I was tipped off to meet a white Hyundai at a French motorway toll rest area at 2.30 p.m. (I would be driving a red Seat, I’d said.) My prearranged deal was for €230 worth of gear. I swung into the car park 20 minutes early and waited nervously. Ten minutes later the Hyundai appeared and parked in a nearby bay. A young blonde woman in Sweaty Betty leggings got out and opened the boot. I got out of my car, sidled over and gave my surname. She found my name on her list and ticked it off. Then she rummaged about among a heap of labelled packages until she found the right one and we did the deal: my €230 in exchange for a hefty carrier bag of sausages and smoked back bacon, all hand-made and cured by her and her partner in Antibes. The weight of meat in the carrier bag was too much for it and the handle snapped.
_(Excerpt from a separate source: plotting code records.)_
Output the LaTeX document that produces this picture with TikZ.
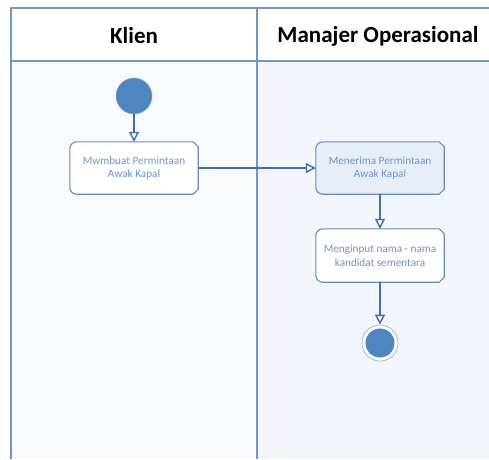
\documentclass[tikz,border=0pt]{standalone}
\usepackage{fontspec}
\setmainfont{Carlito}
\usetikzlibrary{arrows.meta,calc}
\definecolor{frameblue}{HTML}{7097C8}
\definecolor{lineblue}{HTML}{3F6FA8}
\definecolor{nodeblue}{HTML}{4F86BF}
\definecolor{txtblue}{HTML}{6A95CB}
\definecolor{laneL}{HTML}{F8FAFD}
\definecolor{laneR}{HTML}{F2F5FA}
\definecolor{boxfillB}{HTML}{E8EEF7}
\tikzset{
  x=1pt, y=-1pt,
  frameline/.style={draw=frameblue, line width=1.2pt},
  hdr/.style={font=\fontsize{23}{26}\selectfont\bfseries, text=black},
  acttext/.style={font=\fontsize{11.2}{13.5}\selectfont, text=txtblue, align=center,
     minimum width=128pt, minimum height=52pt, inner sep=0pt},
  flow/.style={draw=lineblue, line width=1.7pt, -{Triangle[open,length=10pt,width=10pt,line width=1.4pt]}},
  boxline/.style={draw=lineblue!80, line width=1.1pt},
}
\newcommand{\actshape}[2]{%
  \path[boxline, fill=#2, rounded corners=7pt]
    ($(#1.north west)!0.5!(#1.north east)$)
    [sharp corners] -- ([xshift=-5pt]#1.north east) -- ([yshift=-5pt]#1.north east)
    -- ([yshift=5pt]#1.south east) -- ([xshift=-5pt]#1.south east)
    [rounded corners=7pt] -- (#1.south west) -- (#1.north west) -- cycle;}
\begin{document}
\begin{tikzpicture}
\useasboundingbox (0,0) rectangle (489,459);
\fill[white] (0,0) rectangle (489,459);
% lanes
\fill[laneL] (11,61) rectangle (257,459);
\fill[laneR] (257,61) rectangle (489,459);
\fill[white] (11,8) rectangle (489,61);
\draw[frameline] (489,8) -- (11,8) -- (11,459);
\draw[frameline] (11,61) -- (489,61);
\draw[frameline] (257,8) -- (257,459);
% headers
\node[hdr] (hk) at (134,36) {Klien};
\node[hdr] (hm) at (378,36) {Manajer Operasional};
% start
\node[circle, fill=nodeblue, draw=nodeblue!70, line width=0.6pt, minimum size=36pt, inner sep=0pt] (start) at (134,96) {};
% activities
\node[acttext] (a1) at (134,168) {};
\actshape{a1}{white}
\node[acttext] (t1) at (134,168) {Mwmbuat Permintaan\\Awak Kapal};
\node[acttext] (a2) at (380,168) {};
\actshape{a2}{boxfillB}
\node[acttext] (t2) at (380,168) {Menerima Permintaan\\Awak Kapal};
\node[acttext, minimum height=53pt] (a3) at (380,255.5) {};
\actshape{a3}{white}
\node[acttext] (t3) at (380,255.5) {Menginput nama - nama\\kandidat sementara};
% end
\node[circle, fill=white, draw=nodeblue!60, line width=0.7pt, minimum size=36pt, inner sep=0pt] (end) at (380,343) {};
\node[circle, fill=nodeblue, minimum size=29pt, inner sep=0pt] (endin) at (380,343) {};
% flows
\draw[flow] (start.south) -- (a1.north);
\draw[flow] (a1.east) -- (a2.west);
\draw[flow] (a2.south) -- (a3.north);
\draw[flow] (a3.south) -- (end.north);
\end{tikzpicture}
\end{document}
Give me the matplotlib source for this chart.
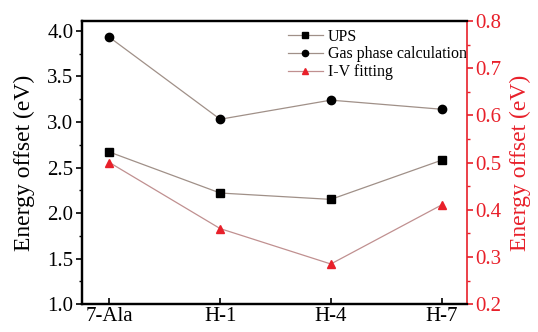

She was running a sort of county lines operation for sizzler- and bacon butty-addicted UK expats. She and her partner also dealt in Scotch eggs and sausage rolls. I was the runner for a syndicate in the Upper Var. As I completed my transaction, two more UK expats showed up at the rendezvous. They looked like shipwrecked sailors in their flapping, sun-bleached rags, which is the winter uniform of elderly British expats living in the south of France. One of these had journeyed up from Toulon; the other was evasive about his point of origin, but judging by his bashed-up vehicle he’d crossed the Alps via frozen lake and unsurveyed mountain track. Both wore surgical masks.
We gathered at the rear of the Hyundai like bees around a honeypot.